Best is to go with what 4313B posted - measure the thing. Even a cheapo RTA can show you if you're in the right ballpark...

4313B
09-08-2012, 10:56 AM
I doubt they are particularly accurate, but moreover I doubt will notice much of a sonic change if you are off 100Hz one way or the other... and if you do, go with what sounds the best.

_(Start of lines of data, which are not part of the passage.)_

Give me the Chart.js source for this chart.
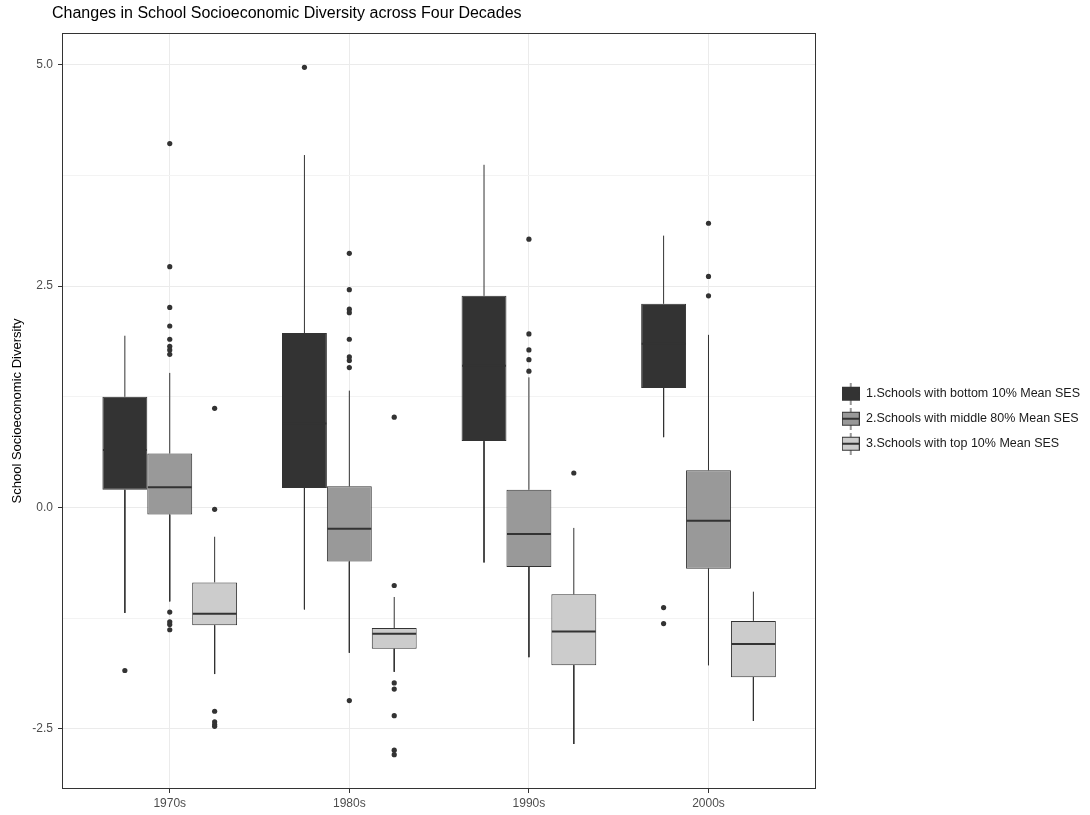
<!DOCTYPE html>
<html>
<head>
<meta charset="utf-8">
<script src="https://cdn.jsdelivr.net/npm/chart.js@4.4.1/dist/chart.umd.min.js"></script>
<style>
  html, body { margin: 0; padding: 0; background: #fff; }
  #wrap { width: 1090px; height: 815px; }
</style>
</head>
<body>
<div id="wrap"><canvas id="boxChart"></canvas></div>
<script>
const decades = ['1970s', '1980s', '1990s', '2000s'];
const groupNames = [
  '1.Schools with bottom 10% Mean SES',
  '2.Schools with middle 80% Mean SES',
  '3.Schools with top 10% Mean SES',
];

// one row per group, one value per decade
const q1Values = [
  [0.20, 0.22, 0.75, 1.35],
  [-0.08, -0.61, -0.67, -0.69],
  [-1.33, -1.595, -1.78, -1.915],
];
const medianValues = [
  [0.65, 0.95, 1.60, 1.85],
  [0.23, -0.24, -0.30, -0.15],
  [-1.20, -1.425, -1.40, -1.54],
];
const q3Values = [
  [1.25, 1.97, 2.39, 2.30],
  [0.61, 0.24, 0.20, 0.42],
  [-0.845, -1.36, -0.98, -1.28],
];
const whiskerLow = [
  [-1.19, -1.15, -0.62, 0.795],
  [-1.06, -1.64, -1.69, -1.78],
  [-1.88, -1.855, -2.67, -2.41],
];
const whiskerHigh = [
  [1.94, 3.98, 3.87, 3.07],
  [1.52, 1.32, 1.47, 1.95],
  [-0.33, -1.01, -0.23, -0.95],
];
const outlierValues = [
  [[-1.84], [4.97], [], [-1.13, -1.31]],
  [[4.11, 2.72, 2.26, 2.05, 1.90, 1.82, 1.78, 1.73, -1.18, -1.29, -1.32, -1.38],
   [2.87, 2.46, 2.24, 2.20, 1.90, 1.70, 1.66, 1.58, -2.18],
   [3.03, 1.96, 1.78, 1.67, 1.54],
   [3.21, 2.61, 2.39]],
  [[1.12, -0.02, -2.30, -2.42, -2.45, -2.47],
   [1.02, -0.88, -1.98, -2.05, -2.35, -2.74, -2.79],
   [0.39],
   []],
];
const yTickValues = [-2.5, -1.25, 0, 1.25, 2.5, 3.75, 5.0];

const fillColors = ['#333333', '#999999', '#cccccc'];
const ink = '#333333';
const FONT = "'Liberation Sans', Arial, sans-serif";
Chart.defaults.font.family = FONT;

const dodge = g => (g - 1) * 0.25;   // ggplot position_dodge, 3 boxes in 0.75
const isMajor = v => Math.abs(v / 2.5 - Math.round(v / 2.5)) < 1e-6;

// y limits like ggplot: data range + 5% each side
const allY = [whiskerLow, whiskerHigh, outlierValues].flat(3);
const yLo = Math.min(...allY), yHi = Math.max(...allY);
const yPad = (yHi - yLo) * 0.05;

const boxSets = groupNames.map((name, g) => ({
  type: 'bar',
  label: name,
  order: 2,
  data: decades.map((d, i) => ({ x: i + 1, y: [q1Values[g][i], q3Values[g][i]] })),
  backgroundColor: fillColors[g],
  borderColor: ink,
  borderWidth: 1,
  borderSkipped: false,
  barPercentage: 1,
  categoryPercentage: 0.75,
}));

const whiskerSets = groupNames.map((name, g) => ({
  type: 'line',
  label: 'whisker' + g,
  order: 3,
  data: decades.flatMap((d, i) => {
    const x = i + 1 + dodge(g);
    return [
      { x, y: q3Values[g][i] }, { x, y: whiskerHigh[g][i] }, { x, y: null },
      { x, y: q1Values[g][i] }, { x, y: whiskerLow[g][i] }, { x, y: null },
    ];
  }),
  borderColor: ink,
  borderWidth: 1,
  pointRadius: 0,
  spanGaps: false,
  fill: false,
}));

// median bar spans the box, kept just inside its border
const medianSets = groupNames.map((name, g) => ({
  type: 'line',
  label: 'median' + g,
  order: 0,
  data: decades.flatMap((d, i) => {
    const x = i + 1 + dodge(g);
    return [{ x: x - 0.122, y: medianValues[g][i] }, { x: x + 0.122, y: medianValues[g][i] }, { x, y: null }];
  }),
  borderColor: ink,
  borderWidth: 2,
  borderCapStyle: 'butt',
  pointRadius: 0,
  spanGaps: false,
  fill: false,
}));

const outlierSets = groupNames.map((name, g) => ({
  type: 'scatter',
  label: 'outliers' + g,
  order: 1,
  data: decades.flatMap((d, i) => outlierValues[g][i].map(v => ({ x: i + 1 + dodge(g), y: v }))),
  backgroundColor: ink,
  borderWidth: 0,
  pointRadius: 2.6,
}));

// legend key: small boxplot glyph
function keyGlyph(g) {
  const c = document.createElement('canvas');
  c.width = 18; c.height = 22;
  const k = c.getContext('2d');
  k.fillStyle = ink;
  k.fillRect(8.5, 0, 1, 22);
  k.fillStyle = fillColors[g];
  k.fillRect(0.5, 4.5, 17, 13);
  k.strokeStyle = ink;
  k.lineWidth = 1;
  k.strokeRect(0.5, 4.5, 17, 13);
  k.fillStyle = ink;
  k.fillRect(0.5, 10, 17, 2);
  return c;
}

const panelBorder = {
  id: 'panelBorder',
  afterLayout(chart) {
    // title sits a little left of the panel, like the original
    chart.titleBlock.left = chart.chartArea.left - 10;
  },
  afterDraw(chart) {
    const { left, top, right, bottom } = chart.chartArea;
    const ctx = chart.ctx;
    ctx.save();
    ctx.strokeStyle = ink;
    ctx.lineWidth = 1;
    ctx.strokeRect(Math.round(left) + 0.5, Math.round(top) + 0.5,
      Math.round(right - left) - 1, Math.round(bottom - top) - 1);
    ctx.restore();
  },
};

new Chart(document.getElementById('boxChart'), {
  type: 'bar',
  data: { datasets: [...boxSets, ...whiskerSets, ...medianSets, ...outlierSets] },
  plugins: [panelBorder],
  options: {
    responsive: true,
    maintainAspectRatio: false,
    animation: false,
    layout: { padding: { left: 6, right: 0, top: 0, bottom: 0 } },
    plugins: {
      tooltip: { enabled: false },
      title: {
        display: true,
        text: 'Changes in School Socioeconomic Diversity across Four Decades',
        align: 'start',
        color: '#000',
        font: { size: 16, weight: 'normal' },
        padding: { top: 4, bottom: 9.8 },
      },
      legend: {
        position: 'right',
        align: 'center',
        maxWidth: 300,
        title: { display: true, text: '', font: { size: 12 }, padding: { top: 4, bottom: 4 } },
        labels: {
          usePointStyle: true,
          pointStyleWidth: 18,
          padding: 12.5,
          color: '#1a1a1a',
          font: { size: 12.5 },
          generateLabels: () => groupNames.map((name, g) => ({
            text: name,
            pointStyle: keyGlyph(g),
            fillStyle: fillColors[g],
            strokeStyle: ink,
            fontColor: '#1a1a1a',
            lineWidth: 1,
            hidden: false,
            datasetIndex: g,
          })),
        },
      },
    },
    scales: {
      x: {
        type: 'linear',
        min: 0.4,
        max: 4.6,
        offset: false,
        afterBuildTicks: s => { s.ticks = decades.map((d, i) => ({ value: i + 1 })); },
        afterFit: s => { s.height = 26; },
        ticks: {
          callback: v => decades[Math.round(v) - 1] || '',
          color: '#4d4d4d',
          font: { size: 12 },
          padding: 3,
          maxRotation: 0,
          autoSkip: false,
        },
        grid: { offset: false, color: '#ebebeb', lineWidth: 1, tickColor: ink, tickLength: 4 },
        border: { display: false },
      },
      y: {
        type: 'linear',
        min: yLo - yPad,
        max: yHi + yPad,
        afterBuildTicks: s => { s.ticks = yTickValues.map(v => ({ value: v })); },
        afterFit: s => { s.width = 56; },
        ticks: {
          callback: v => isMajor(v) ? v.toFixed(1) : '',
          color: '#4d4d4d',
          font: { size: 12 },
          padding: 5,
        },
        grid: {
          color: ctx => isMajor(ctx.tick.value) ? '#ebebeb' : '#f3f3f3',
          lineWidth: 1,
          tickColor: ctx => isMajor(ctx.tick.value) ? ink : 'rgba(0,0,0,0)',
          tickLength: 4,
        },
        border: { display: false },
        title: {
          display: true,
          text: 'School Socioeconomic Diversity',
          color: '#000',
          font: { size: 13 },
          padding: { top: 4, bottom: 0 },
        },
      },
      gap: {
        position: 'right',
        display: true,
        afterFit: s => { s.width = 13; },
        ticks: { display: false },
        grid: { display: false },
        border: { display: false },
      },
    },
  },
});
</script>
</body>
</html>
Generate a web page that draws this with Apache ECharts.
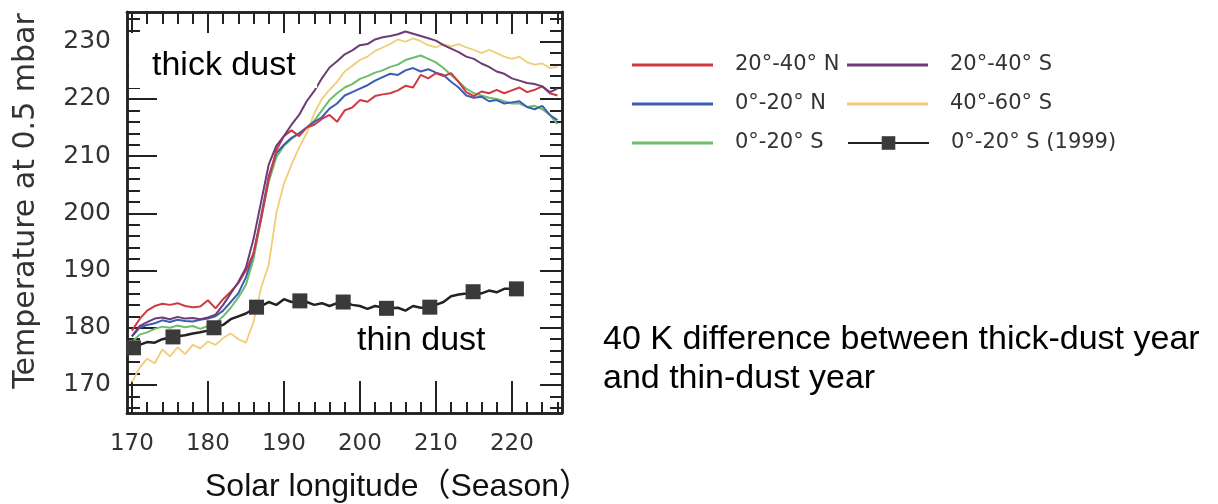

WidgetOMG! Didn't you read what I posted? "Calibration accuracy is very good, typically within 1/3 octave or better."

:rotfl:

Mr. Widget
09-08-2012, 11:00 AM
OMG! Didn't you read what I posted? "Calibration accuracy is very good, typically within 1/3 octave or better."

:rotfl:No... missed it.

Really, 1/3 octave... I had no idea it was THAT accurate. :applaud:


Widget

4313B
09-08-2012, 11:10 AM
:rotfl:

Well, we give up accuracy for convenience I suppose. When one has to build cards they come out pretty spot on.

Ian Mackenzie
09-08-2012, 01:31 PM
Reminds me of that long thread about the retro converted L200 and the response problem that would not go way.

Baron030
09-08-2012, 02:23 PM
If you really want to accurately set the crossover point at 300Hz. then you will need a signal generator and ideally two vu meters. You will need to feed a 300 Hz signal into the input of the Ashly and monitor the outputs with two vu meters. When the crossover frequency knob is set correctly the low pass and high pass output levels will match. This is assuming that the output levels are set the same, and the response control is set to a -6db setting then both outputs will drop by same 6db at the crossover point. Since, the vu meters are being used a comparator then their accuracy is not an issue. Working on the cheap, an old cassette deck could be used for the two vu meters and a free signal generator program could be downloaded to generate the 300Hz signal. Just hook up the cassette deck inputs to the low pass and high pass outputs and adjust the “recording levels” until they match. And then reverse the input channels to the deck and check the “recording levels” again and see if they are still matching. If the output levels match then the Ashly is accurately set to 300Hz test tone. Since, the Ashly has 24db per octave slopes, matching the outputs to within 1db equates to 1/24 of an octave change in frequency. Which makes this a pretty accurate test.
In the pass, I have used this technique with my Ashly XR so I know it will work for you.
And here is a link to a free signal generator program: http://www.natch.co.uk/downloads/SigJenny/SigJenny.html

Baron030:)

pyonc
09-09-2012, 05:25 PM
Thanks to you all so much for your comments and advice on this topic! I finally got your point. :applaud:
Your help makes me realize once again how valuable and useful this forum is for someone like me trying to learn from you.

jhal
09-30-2012, 12:29 PM
I have that same XO on a pair of XPL-200's, and I have asked myself the same question. Start by turning both knobs all the way down (or up) to see if they line up to the same spot. Mine do, but other knobs do not, so at least you will know if the controls are matched, physically at least.

I used the mark closest to 300hz (3000 on the scale).

That being said, my Ashly is getting replaced by a DBX Driverack digital unit, as my Ashly has developed an issue with the right low output that no amount of Deoxit has been able to fix.

This is one of the last USA made units too, about 6 years old, never racked or "toured", and having issues.

I want to add a sub, so I need a 3 way anyway.